- [WHAT IS EXPECTED]
Retype the opening lines of the data exactly, stopping after the line that contains "import * as d3 from 'd3';". Skip every picture.

- [DATA SEGMENT]
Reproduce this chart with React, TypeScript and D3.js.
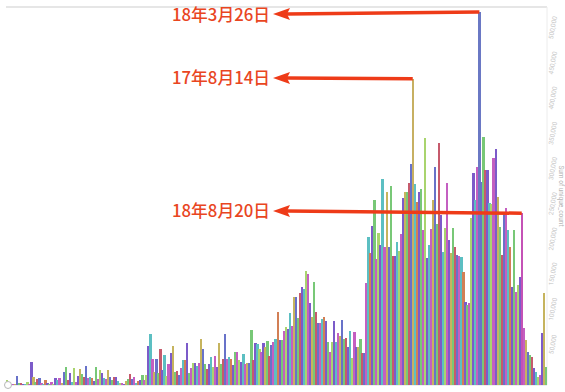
import * as d3 from 'd3';

// daily totals, in thousands left to right
const early = [
  7, 1, 1, 1, 1, 13, 3, 3, 1, 1, 4, 1, 33, 11, 4, 9, 10, 3, 1, 7,
  3, 1, 4, 1, 10, 7, 10, 3, 18, 26, 7, 17, 4, 24, 4, 13, 23, 16, 11, 27,
  10, 11, 10, 6, 26, 9, 21, 17, 10, 9, 21, 11, 7, 11, 11, 6, 3, 3, 1, 6,
  9, 16, 9, 11, 3, 6, 7, 14, 7, 14, 55, 72, 37, 18, 37, 17, 51, 21, 43, 13,
  30, 45, 55, 18, 20, 14, 24, 36, 36, 60,
];
const middle = [
  17, 24, 31, 31, 27, 31, 65, 51, 30, 23, 30, 40, 26, 41, 26, 60, 30, 37, 72, 37,
  40, 37, 28, 47, 47, 36, 33, 44, 30, 31, 31, 78, 36, 60, 58, 51, 47, 60, 54, 62,
  41, 57, 61, 65, 104, 64, 64, 77, 82, 80, 102, 84, 125, 125, 95, 131, 139, 136, 162, 158,
  116, 97, 146, 104, 88, 88, 94, 97, 91, 61, 47, 61, 91, 61, 74, 70, 92, 65, 67, 54,
  77, 38, 75, 54, 54, 65, 45, 45,
];
const late = [
  145, 210, 187, 226, 263, 179, 216, 199, 293, 196, 274, 196, 283, 183, 183, 203, 190, 214, 266, 274,
  274, 287, 314, 435, 285, 260, 274, 278, 220, 351, 180, 199, 222, 263, 310, 229, 344, 241, 189, 223,
  287, 206, 187, 223, 196, 185, 183, 182, 160, 118, 114, 116, 237, 301, 263, 310, 530, 288, 352, 305,
  305, 258, 257, 322, 335, 267, 224, 185, 246, 251, 220, 196, 139, 220, 132, 142, 153, 244, 81, 64,
  47, 43, 40, 24, 18, 11, 14, 74, 131, 26,
];
const values = [...early, ...middle, ...late].map(v => v * 1000);

const yTicks = [50000, 100000, 150000, 200000, 250000, 300000, 350000, 400000, 450000, 500000];

const notes = [
  { label: '18年3月26日', bar: early.length + middle.length + 56, textY: 15, tipY: 14 },
  { label: '17年8月14日', bar: early.length + middle.length + 23, textY: 78, tipY: 78 },
  { label: '18年8月20日', bar: early.length + middle.length + 77, textY: 211, tipY: 211 },
];

const palette = {
  green: '#78c877', purple: '#7c5bc9', pink: '#c45fc1', red: '#c65a6c', teal: '#5cbfc2',
  olive: '#c6b45e', blue: '#6872c9', lime: '#a9d46e', orange: '#d27f55',
};
// colour order as it repeats along the bars
const colorCycle = [
  'lime', 'purple', 'teal', 'pink', 'olive', 'blue', 'green', 'red', 'purple', 'teal', 'lime',
  'pink', 'purple', 'olive', 'green', 'red', 'blue', 'pink', 'teal', 'orange', 'purple', 'green', 'pink',
];
const noteColor = ['#6a78c4', '#c7b062', '#c452b6'];

export default function App() {
  const W = 565, H = 392;
  const left = 6, right = 547, top = 7, bottom = 385;

  const x = d3.scaleBand<number>()
    .domain(values.map((_, i) => i))
    .range([left, right])
    .paddingInner(0);
  const y = d3.scaleLinear().domain([0, 537000]).range([bottom, top]);
  const fmt = d3.format(',');

  const colorOf = (i: number) => {
    const n = notes.findIndex(a => a.bar === i);
    if (n >= 0) return noteColor[n];
    return palette[colorCycle[i % colorCycle.length] as keyof typeof palette];
  };

  return (
    <svg width={W} height={H} style={{ position: 'absolute', left: 0, top: 0, background: '#fff' }}>
      <line x1={left} x2={right} y1={top} y2={top} stroke="#e6e6e6" strokeWidth={2} />
      <line x1={right} x2={right} y1={top} y2={bottom} stroke="#ececec" strokeWidth={1} />
      <line x1={left} x2={right} y1={bottom + 0.5} y2={bottom + 0.5} stroke="#eeeeee" strokeWidth={1} />

      <g shapeRendering="crispEdges">
        {values.map((v, i) => (
          <rect key={i} x={x(i)} y={y(v)} width={x.bandwidth() + 0.3} height={bottom - y(v)} fill={colorOf(i)} />
        ))}
      </g>

      {yTicks.map(t => (
        <text key={t} transform={`translate(555,${y(t) - 5}) rotate(-80)`} textAnchor="middle"
          fontFamily="Roboto, sans-serif" fontSize={6.5} fill="#c6c6c6">{fmt(t)}</text>
      ))}
      <text transform="translate(559,196) rotate(90)" textAnchor="middle"
        fontFamily="Roboto, sans-serif" fontSize={6.5} fill="#b5b5b5">Sum of unique_count</text>

      <circle cx={8} cy={385} r={3.5} fill="#fff" stroke="#b8b8b8" strokeWidth={1} />

      {notes.map(a => {
        const bx = (x(a.bar) ?? 0) + x.bandwidth() / 2;
        const by = y(values[a.bar]);
        const tip = 273;
        return (
          <g key={a.label}>
            <line x1={bx} y1={by} x2={tip + 14} y2={a.tipY} stroke="#ee3b18" strokeWidth={3.5} />
            <path d={`M${tip},${a.tipY} L${tip + 17},${a.tipY - 6} L${tip + 14},${a.tipY} L${tip + 17},${a.tipY + 6} Z`} fill="#ee3b18" />
            <text x={270} y={a.textY + 6} textAnchor="end" textLength={98} lengthAdjust="spacingAndGlyphs"
              fontFamily="'Noto Sans CJK SC', 'Noto Sans', sans-serif" fontSize={17} fontWeight={500} fill="#e9461f">{a.label}</text>
          </g>
        );
      })}
    </svg>
  );
}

- [WRITTEN RESPONSE]
Reproduce this chart with React, TypeScript and D3.js.
import * as d3 from 'd3';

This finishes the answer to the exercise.